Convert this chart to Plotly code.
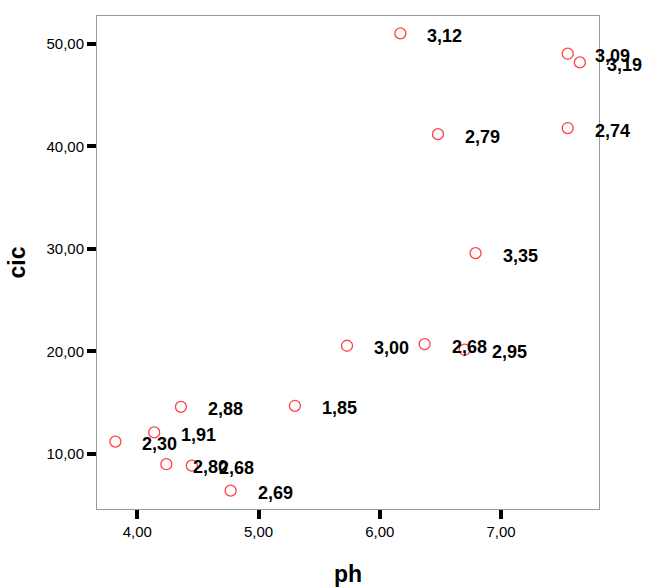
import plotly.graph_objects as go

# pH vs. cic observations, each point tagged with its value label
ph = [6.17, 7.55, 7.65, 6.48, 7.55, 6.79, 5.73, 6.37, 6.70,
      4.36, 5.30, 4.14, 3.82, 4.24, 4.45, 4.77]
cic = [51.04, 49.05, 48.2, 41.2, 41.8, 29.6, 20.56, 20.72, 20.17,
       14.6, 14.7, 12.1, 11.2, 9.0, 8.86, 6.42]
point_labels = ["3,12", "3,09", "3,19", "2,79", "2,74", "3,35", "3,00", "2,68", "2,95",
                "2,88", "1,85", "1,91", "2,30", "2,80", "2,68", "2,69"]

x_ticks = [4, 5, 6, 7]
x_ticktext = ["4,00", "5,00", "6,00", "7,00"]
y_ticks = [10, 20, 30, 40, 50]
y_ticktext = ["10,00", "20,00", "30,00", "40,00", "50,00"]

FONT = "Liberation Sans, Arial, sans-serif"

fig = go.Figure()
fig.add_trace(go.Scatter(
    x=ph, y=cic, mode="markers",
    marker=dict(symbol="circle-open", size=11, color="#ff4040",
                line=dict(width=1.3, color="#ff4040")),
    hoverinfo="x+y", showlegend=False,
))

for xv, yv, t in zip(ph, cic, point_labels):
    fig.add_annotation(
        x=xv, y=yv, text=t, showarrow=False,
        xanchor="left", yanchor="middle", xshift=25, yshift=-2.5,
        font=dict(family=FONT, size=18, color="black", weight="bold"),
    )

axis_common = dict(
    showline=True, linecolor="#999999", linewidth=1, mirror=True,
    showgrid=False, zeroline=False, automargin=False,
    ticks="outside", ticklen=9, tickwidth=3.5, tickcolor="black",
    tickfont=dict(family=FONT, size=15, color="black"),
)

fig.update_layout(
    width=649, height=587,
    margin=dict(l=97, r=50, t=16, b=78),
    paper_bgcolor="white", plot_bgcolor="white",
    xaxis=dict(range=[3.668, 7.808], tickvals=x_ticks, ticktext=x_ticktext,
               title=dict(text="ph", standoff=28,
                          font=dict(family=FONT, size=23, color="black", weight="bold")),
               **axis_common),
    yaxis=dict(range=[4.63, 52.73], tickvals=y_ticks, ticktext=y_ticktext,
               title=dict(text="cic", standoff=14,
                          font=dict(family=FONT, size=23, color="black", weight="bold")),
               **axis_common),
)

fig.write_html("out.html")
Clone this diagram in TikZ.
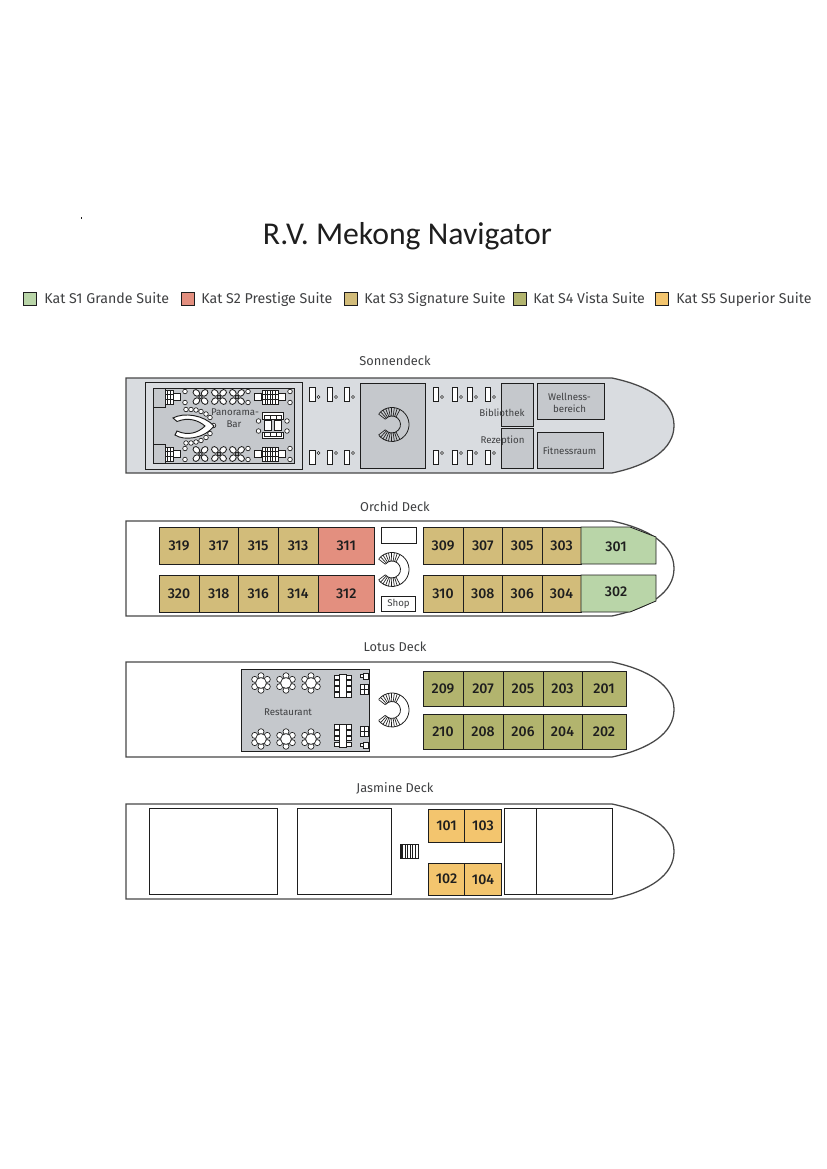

────

Task prompt ▸ Collect each line containing the string "this".

Result below ▸
Convert this chart to Plotly code.
Clone this diagram in TikZ.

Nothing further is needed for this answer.